Na opinião do sociólogo da religião Francisco Borba Ribeiro Neto, ativista católico que dirigiu o Centro de Fé e Cultura da Pontifícia Universidade Católica de São Paulo, essas proposições surgiram no Sínodo da Amazônia e foram derrotadas no contexto universal da Igreja – e agora seus promotores tentam insistir nelas mais uma vez.
No que diz respeito às mulheres diaconisas, Ribeiro Neto argumentou que é uma solução falsa, já que “as mulheres das comunidades pobres não querem ser padres”.
"Eles têm o seu papel e estão de acordo com ele. É muito mais uma necessidade para algumas freiras e missionários que estão descontentes com a subalternidade que enfrentam injustamente na Igreja", disse ele ao Crux.
Na opinião de Ribeiro Neto, é inquestionável que há um problema em reconhecer o valor da mulher dentro da Igreja como instituição. "Mas ordená-las não é a solução.
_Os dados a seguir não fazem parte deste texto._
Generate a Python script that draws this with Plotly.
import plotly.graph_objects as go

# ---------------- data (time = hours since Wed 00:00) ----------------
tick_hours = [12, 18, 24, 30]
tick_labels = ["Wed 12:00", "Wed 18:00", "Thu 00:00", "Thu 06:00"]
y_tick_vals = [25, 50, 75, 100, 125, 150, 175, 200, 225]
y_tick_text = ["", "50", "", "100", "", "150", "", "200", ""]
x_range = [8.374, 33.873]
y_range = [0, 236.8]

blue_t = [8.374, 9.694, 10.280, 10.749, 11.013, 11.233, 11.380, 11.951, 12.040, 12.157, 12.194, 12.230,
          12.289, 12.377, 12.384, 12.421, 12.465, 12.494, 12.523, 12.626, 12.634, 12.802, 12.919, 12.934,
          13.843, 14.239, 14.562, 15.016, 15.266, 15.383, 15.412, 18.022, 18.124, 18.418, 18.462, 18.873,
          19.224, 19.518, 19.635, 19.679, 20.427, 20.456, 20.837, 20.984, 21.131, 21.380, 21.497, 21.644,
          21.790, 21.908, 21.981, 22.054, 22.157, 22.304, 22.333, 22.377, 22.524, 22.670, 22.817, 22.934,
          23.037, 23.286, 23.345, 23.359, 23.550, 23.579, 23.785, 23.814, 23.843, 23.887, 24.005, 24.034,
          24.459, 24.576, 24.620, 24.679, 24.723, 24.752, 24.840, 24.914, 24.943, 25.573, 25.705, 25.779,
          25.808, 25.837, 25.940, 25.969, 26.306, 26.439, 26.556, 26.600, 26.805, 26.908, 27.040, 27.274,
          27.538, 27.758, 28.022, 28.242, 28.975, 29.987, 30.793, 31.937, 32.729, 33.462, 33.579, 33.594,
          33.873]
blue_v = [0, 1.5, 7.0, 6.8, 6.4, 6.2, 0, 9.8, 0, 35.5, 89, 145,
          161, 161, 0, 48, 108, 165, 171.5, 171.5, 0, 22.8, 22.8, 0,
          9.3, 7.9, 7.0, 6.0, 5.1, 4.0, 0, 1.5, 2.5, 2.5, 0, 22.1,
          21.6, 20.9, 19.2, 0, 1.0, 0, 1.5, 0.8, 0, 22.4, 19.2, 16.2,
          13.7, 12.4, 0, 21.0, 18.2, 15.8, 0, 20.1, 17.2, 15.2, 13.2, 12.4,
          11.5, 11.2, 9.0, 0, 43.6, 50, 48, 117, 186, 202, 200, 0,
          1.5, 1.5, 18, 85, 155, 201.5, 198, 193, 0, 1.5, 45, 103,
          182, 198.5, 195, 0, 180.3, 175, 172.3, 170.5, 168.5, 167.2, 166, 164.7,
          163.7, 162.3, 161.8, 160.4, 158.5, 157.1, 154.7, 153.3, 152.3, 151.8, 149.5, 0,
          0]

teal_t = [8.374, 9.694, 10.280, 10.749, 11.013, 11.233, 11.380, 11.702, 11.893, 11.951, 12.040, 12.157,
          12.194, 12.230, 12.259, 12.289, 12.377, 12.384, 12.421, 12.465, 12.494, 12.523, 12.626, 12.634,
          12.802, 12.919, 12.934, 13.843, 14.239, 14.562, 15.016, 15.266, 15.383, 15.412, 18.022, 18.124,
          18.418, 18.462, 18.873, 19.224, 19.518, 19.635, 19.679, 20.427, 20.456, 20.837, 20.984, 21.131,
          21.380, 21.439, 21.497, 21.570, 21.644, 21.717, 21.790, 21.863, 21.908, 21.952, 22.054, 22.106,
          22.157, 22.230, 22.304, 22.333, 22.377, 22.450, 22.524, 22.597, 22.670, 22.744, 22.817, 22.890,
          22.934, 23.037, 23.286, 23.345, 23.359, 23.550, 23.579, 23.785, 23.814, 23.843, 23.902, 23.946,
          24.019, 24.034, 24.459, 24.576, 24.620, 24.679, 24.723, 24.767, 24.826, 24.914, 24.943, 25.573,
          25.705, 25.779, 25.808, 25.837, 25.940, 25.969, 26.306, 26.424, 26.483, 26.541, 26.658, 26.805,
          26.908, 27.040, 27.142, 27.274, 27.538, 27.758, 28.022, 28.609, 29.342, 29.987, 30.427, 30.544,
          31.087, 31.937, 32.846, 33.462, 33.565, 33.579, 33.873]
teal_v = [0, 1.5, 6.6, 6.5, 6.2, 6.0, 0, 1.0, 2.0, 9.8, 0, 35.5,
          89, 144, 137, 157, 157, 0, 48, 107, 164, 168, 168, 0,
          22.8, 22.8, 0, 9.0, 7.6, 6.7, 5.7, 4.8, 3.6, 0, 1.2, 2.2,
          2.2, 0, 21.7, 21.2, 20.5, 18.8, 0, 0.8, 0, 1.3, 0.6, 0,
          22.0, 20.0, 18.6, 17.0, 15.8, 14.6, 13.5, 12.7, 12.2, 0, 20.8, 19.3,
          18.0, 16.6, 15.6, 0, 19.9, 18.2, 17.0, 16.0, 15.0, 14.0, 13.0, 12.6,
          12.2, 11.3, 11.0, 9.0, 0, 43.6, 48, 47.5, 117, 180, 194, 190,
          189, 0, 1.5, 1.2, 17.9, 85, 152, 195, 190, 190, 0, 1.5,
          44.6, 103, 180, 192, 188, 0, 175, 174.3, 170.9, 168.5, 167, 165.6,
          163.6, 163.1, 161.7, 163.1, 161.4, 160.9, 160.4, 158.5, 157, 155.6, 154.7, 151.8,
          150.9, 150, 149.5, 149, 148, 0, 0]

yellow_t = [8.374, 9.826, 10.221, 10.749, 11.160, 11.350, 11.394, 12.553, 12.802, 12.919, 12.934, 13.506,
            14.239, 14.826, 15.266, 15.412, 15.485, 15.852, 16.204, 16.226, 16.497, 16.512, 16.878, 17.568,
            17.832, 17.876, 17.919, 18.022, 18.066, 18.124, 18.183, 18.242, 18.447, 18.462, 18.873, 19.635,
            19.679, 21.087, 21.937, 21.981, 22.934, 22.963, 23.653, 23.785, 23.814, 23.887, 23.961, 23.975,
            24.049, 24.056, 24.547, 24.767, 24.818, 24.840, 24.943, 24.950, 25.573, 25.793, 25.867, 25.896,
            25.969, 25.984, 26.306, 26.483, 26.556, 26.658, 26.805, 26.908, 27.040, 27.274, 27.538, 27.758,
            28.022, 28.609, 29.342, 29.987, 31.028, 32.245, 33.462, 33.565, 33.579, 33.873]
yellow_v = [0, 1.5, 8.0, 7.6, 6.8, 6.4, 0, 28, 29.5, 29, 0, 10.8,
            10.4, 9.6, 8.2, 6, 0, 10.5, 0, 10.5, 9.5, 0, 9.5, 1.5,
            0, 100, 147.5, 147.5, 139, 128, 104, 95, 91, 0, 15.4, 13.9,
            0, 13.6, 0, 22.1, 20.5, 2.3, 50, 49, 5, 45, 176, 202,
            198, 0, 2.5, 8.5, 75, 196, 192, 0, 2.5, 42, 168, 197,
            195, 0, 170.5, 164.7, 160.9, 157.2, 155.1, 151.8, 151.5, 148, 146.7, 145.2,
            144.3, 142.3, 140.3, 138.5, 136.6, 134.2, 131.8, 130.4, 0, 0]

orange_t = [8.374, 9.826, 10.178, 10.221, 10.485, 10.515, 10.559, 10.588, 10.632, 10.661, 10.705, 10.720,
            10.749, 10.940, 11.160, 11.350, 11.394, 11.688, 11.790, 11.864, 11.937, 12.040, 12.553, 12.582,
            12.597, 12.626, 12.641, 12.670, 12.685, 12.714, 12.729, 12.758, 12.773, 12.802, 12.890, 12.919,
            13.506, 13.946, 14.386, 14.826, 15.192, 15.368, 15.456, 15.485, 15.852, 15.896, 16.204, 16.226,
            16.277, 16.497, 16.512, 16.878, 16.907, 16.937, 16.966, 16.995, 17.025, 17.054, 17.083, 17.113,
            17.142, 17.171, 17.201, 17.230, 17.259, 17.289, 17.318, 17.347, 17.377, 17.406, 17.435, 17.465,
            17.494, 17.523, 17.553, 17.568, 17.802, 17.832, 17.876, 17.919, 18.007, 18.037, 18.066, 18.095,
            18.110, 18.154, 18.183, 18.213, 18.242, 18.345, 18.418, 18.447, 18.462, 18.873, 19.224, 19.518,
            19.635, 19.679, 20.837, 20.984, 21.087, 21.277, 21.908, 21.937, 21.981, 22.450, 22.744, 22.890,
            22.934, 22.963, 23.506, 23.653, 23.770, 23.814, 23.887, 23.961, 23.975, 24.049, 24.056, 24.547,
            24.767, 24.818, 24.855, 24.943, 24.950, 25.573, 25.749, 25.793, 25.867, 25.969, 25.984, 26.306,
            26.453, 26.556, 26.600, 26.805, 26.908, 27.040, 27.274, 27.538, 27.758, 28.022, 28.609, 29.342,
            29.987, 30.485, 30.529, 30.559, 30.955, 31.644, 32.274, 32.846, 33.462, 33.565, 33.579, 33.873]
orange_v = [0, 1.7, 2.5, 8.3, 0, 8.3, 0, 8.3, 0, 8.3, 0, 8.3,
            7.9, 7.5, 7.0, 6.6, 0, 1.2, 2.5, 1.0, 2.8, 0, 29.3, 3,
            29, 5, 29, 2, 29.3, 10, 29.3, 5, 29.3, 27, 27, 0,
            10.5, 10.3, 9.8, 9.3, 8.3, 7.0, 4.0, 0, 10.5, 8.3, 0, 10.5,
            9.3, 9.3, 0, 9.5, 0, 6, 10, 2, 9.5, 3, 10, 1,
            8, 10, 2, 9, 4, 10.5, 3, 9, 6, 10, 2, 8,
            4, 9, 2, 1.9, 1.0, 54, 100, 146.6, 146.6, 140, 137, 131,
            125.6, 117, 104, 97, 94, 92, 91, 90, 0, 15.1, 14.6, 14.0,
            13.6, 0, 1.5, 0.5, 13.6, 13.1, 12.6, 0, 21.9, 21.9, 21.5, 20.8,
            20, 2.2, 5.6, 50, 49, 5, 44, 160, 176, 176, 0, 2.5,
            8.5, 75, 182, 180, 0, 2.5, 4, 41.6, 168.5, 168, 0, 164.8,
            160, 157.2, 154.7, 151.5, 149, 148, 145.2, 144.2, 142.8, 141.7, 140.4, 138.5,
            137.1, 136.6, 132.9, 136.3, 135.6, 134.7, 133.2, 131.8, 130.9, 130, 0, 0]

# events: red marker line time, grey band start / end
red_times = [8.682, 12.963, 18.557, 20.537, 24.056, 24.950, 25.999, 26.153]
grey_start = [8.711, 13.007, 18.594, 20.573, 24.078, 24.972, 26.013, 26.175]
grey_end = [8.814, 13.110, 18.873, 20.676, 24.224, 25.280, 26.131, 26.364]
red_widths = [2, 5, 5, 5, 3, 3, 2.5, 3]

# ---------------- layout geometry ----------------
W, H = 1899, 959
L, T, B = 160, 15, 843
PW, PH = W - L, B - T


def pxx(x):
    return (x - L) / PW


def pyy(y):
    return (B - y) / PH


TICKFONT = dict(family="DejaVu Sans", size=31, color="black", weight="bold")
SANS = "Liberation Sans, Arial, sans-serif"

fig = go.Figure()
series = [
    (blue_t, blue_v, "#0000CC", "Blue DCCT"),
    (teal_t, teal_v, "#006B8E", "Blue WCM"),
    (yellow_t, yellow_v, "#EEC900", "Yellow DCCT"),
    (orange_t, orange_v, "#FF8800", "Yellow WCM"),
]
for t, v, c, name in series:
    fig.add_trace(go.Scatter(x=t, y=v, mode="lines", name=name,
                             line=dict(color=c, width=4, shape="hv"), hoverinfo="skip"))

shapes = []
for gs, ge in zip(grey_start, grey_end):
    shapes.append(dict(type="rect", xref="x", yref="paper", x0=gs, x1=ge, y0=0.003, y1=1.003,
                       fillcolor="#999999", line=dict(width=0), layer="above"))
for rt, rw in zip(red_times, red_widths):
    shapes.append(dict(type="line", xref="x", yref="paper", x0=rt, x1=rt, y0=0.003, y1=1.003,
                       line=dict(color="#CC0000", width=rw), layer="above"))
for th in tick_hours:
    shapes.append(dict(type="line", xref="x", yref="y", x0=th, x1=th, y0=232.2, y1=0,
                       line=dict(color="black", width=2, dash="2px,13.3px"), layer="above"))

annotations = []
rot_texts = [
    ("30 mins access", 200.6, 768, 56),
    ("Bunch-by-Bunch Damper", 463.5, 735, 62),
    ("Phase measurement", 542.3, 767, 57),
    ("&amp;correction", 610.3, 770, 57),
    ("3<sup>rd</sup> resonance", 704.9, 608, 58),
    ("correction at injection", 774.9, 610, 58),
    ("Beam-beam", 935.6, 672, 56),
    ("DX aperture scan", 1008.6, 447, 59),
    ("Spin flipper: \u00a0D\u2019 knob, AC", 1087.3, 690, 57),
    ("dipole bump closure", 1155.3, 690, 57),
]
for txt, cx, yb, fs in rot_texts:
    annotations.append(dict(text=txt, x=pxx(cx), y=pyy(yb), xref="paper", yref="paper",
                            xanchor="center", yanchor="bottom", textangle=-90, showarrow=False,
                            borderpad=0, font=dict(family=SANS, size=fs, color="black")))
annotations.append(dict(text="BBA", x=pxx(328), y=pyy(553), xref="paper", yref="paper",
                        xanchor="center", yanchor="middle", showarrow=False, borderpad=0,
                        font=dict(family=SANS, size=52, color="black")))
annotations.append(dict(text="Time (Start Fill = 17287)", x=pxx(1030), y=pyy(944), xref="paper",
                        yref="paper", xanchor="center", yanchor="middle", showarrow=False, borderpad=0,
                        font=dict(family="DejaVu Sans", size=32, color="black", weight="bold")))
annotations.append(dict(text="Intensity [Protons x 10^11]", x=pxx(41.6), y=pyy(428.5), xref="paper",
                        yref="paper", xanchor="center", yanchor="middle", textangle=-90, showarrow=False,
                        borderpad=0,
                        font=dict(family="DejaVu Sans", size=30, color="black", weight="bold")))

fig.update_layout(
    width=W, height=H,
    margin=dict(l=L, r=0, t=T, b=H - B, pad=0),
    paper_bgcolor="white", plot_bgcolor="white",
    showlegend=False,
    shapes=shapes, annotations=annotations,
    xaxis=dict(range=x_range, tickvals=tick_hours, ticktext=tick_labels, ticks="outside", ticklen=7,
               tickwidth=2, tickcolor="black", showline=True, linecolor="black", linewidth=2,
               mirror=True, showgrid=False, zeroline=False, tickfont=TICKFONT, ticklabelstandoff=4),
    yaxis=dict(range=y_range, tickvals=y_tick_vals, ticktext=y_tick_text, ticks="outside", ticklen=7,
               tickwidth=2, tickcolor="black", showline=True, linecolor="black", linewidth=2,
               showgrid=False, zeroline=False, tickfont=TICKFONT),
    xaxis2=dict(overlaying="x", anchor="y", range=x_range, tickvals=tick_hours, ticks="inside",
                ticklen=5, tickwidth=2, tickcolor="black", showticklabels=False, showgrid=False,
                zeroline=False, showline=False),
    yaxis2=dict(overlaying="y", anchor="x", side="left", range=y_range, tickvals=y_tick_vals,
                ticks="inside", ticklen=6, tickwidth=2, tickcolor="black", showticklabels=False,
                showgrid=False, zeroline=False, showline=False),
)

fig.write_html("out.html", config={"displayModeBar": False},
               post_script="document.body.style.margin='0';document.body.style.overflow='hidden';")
Seria quase impossível ordenar todas elas e um novo problema surgiria: as diferenças entre religiosas ordenadas e não ordenadas", disse ele.
Ribeiro Neto lembrou que Francisco sempre expressou que o sacerdócio não é uma honra, mas uma posição humilde de alguém que serve aos outros. "Se for esse o caso, por que alguém lutaria para obter essa posição? Só porque essa pessoa vê o sacerdócio como uma honra", afirmou.
A questão dos viri probati – acompanhados da reintegração dos padres casados – é uma visão inadequada da questão do celibato, segundo Ribeiro Neto.
“A ideia de revogar o celibato também foi derrotada na Igreja. Hoje em dia, as comunidades católicas em geral não pensam nisso. O contexto cultural em relação ao casamento mudou nas últimas décadas e essa questão se tornou secundária na Igreja”, disse ele.
Os promotores dessas ideias sabem que elas não serão implementadas, argumentou Ribeiro Neto, mas insistem nelas mesmo assim para se posicionarem como uma espécie de vencedores morais.
“Não faz sentido debater o mérito de questões cujas conclusões não podem ser aplicadas devido às atuais condições políticas. É o que acontece”, explicou ele. Com a morte do Papa Francisco, as chances dessas sugestões serem aprovadas são ainda menores, acrescentou.